The tensor $G$ can now be identified as the desired gradient $$\eqalign{ G_{ijk\,pqrs} = \grad{F_{ijk}}{X_{pqrs}} \\ }$$ You seem to be trying to write everything in terms of Kronecker products, but that is not a general technique.
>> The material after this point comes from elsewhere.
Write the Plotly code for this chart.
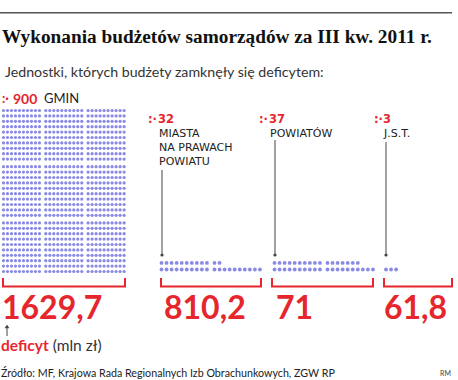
import plotly.graph_objects as go

# ---------------- data ----------------
categories = [["GMIN"], ["MIASTA", "NA PRAWACH", "POWIATU"], ["POWIATÓW"], ["J.S.T."]]
counts = [900, 32, 37, 3]
deficits = [1629.7, 810.2, 71, 61.8]

title = "Wykonania budżetów samorządów za III kw. 2011 r."
subtitle = "Jednostki, których budżety zamknęły się deficytem:"
source = "Źródło: MF, Krajowa Rada Regionalnych Izb Obrachunkowych, ZGW RP"

# ---------------- style / layout constants ----------------
W, H = 458, 380
RED = "#e5262c"
DOT = "#8a8ae4"
DARK = "#222222"
SANS = "Lato"
LBL = "DejaVu Sans"

grp_left = [3, 161, 272, 384]
grp_right = [125, 261, 373, 452]
dot_x0 = [3.5, 161.5, 274.5, 386.0]

fig = go.Figure()

# ---- dots ----
# big group: blocks of 10x10, 3 columns x 3 rows
bx, by = [], []
for k in range(counts[0]):
    block, within = divmod(k, 100)
    rg, col = divmod(block, 3)
    j, i = divmod(within, 10)
    bx.append(dot_x0[0] + col * 42.3 + i * 4.0)
    by.append(110.5 + rg * (10 * 5.4 + 2.2) + j * 5.4)
fig.add_trace(go.Scatter(x=bx, y=by, mode="markers",
                         marker=dict(size=3.2, color=DOT, line=dict(width=0)),
                         hoverinfo="skip", showlegend=False))

sx, sy = [], []
for g in range(1, 4):
    for k in range(counts[g]):
        row, pos = divmod(k, 20)
        sub, i = divmod(pos, 10)
        sx.append(dot_x0[g] + sub * (10 * 5.05 + 2.5) + i * 5.05)
        sy.append(269.5 - row * 6.6)
fig.add_trace(go.Scatter(x=sx, y=sy, mode="markers",
                         marker=dict(size=3.8, color=DOT, line=dict(width=0)),
                         hoverinfo="skip", showlegend=False))

shapes = []
ann = []

def text(x, y, s, size, color=DARK, family=SANS, xanchor="left", yanchor="middle"):
    ann.append(dict(x=x, y=y, xref="x", yref="y", text=s, showarrow=False,
                    xanchor=xanchor, yanchor=yanchor, borderpad=0,
                    font=dict(size=size, color=color, family=family)))

# top rule
shapes.append(dict(type="line", x0=0, x1=452, y0=12.7, y1=12.7,
                   line=dict(color="#555555", width=1.5)))

text(1, 36, "<b>" + title + "</b>", 19.3, "#111111", "Liberation Serif")
text(4, 71, subtitle, 14.2, "#333333")

# brackets + numbers
for g in range(4):
    x0, x1 = grp_left[g], grp_right[g]
    shapes.append(dict(type="path",
                       path=f"M {x0},278 L {x0},286.5 L {x1},286.5 L {x1},278",
                       line=dict(color=RED, width=2)))
    lab = f"{deficits[g]:g}".replace(".", ",")
    nx = [1, 163, 275, 383][g]
    text(nx, 306.5, "<b>" + lab + "</b>", 32, RED)

# group headers
text(1, 98, "<b>:·</b>", 13, RED)
text(12, 98, "<b>900</b>", 14, RED)
text(43, 98, categories[0][0], 13, DARK)

hdr = [(147, 157, 119.4), (258, 268, 119.4), (373, 382, 119.4)]
for g in range(1, 4):
    sx0, nx0, yy = hdr[g - 1]
    text(sx0, yy, "<b>:·</b>", 11.5, RED, LBL)
    text(nx0, yy, f"<b>{counts[g]}</b>", 11.5, RED, LBL)
lab_x = [158, 269, 382]
for g in range(1, 4):
    for li, line in enumerate(categories[g]):
        text(lab_x[g - 1], 133 + li * 14, line, 11, DARK, LBL)

# connectors
conn = [(162, 170), (275, 140), (386, 142)]
for cx, ytop in conn:
    shapes.append(dict(type="line", x0=cx, x1=cx, y0=ytop, y1=255,
                       line=dict(color="#444444", width=1)))
    shapes.append(dict(type="circle", x0=cx - 1.6, x1=cx + 1.6, y0=253.4, y1=256.6,
                       fillcolor="#444444", line=dict(width=0)))

# small arrow
shapes.append(dict(type="line", x0=7, x1=7, y0=336, y1=326,
                   line=dict(color="#444444", width=1)))
shapes.append(dict(type="path", path="M 5,328 L 7,325 L 9,328 Z",
                   fillcolor="#444444", line=dict(color="#444444", width=0.5)))

text(0, 345, f'<b><span style="color:{RED}">deficyt</span></b> (mln zł)', 15.5, "#333333")
text(0, 372, source, 10.7, "#222222")
text(452, 373, "RM", 7, "#444444", xanchor="right")

fig.update_layout(
    width=W, height=H, margin=dict(l=0, r=0, t=0, b=0),
    paper_bgcolor="white", plot_bgcolor="white",
    xaxis=dict(range=[0, W], visible=False, fixedrange=True),
    yaxis=dict(range=[H, 0], visible=False, fixedrange=True),
    shapes=shapes, annotations=ann, showlegend=False,
)
fig.write_html("out.html", config={"displayModeBar": False},
               post_script="document.body.style.margin='0';")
Rather, it is a specialized "trick" that can be used in some situations to flatten matrices into vectors, e.g. $$v = \vc{AXB} \;\equiv\; \LR{B^T\otimes A}\vc{X}\\$$ A truly general relationship is the following $$d\LR{\A\star\B} = d\A\star\B + \A\star d\B$$ where $\{\A,\B\}$ can be tensors of different orders (i.e. scalar, vector, matrix, etc) and $\{\star\}$ can be any product (Kronecker, Hadamard, cross, etc) with which they are compatible.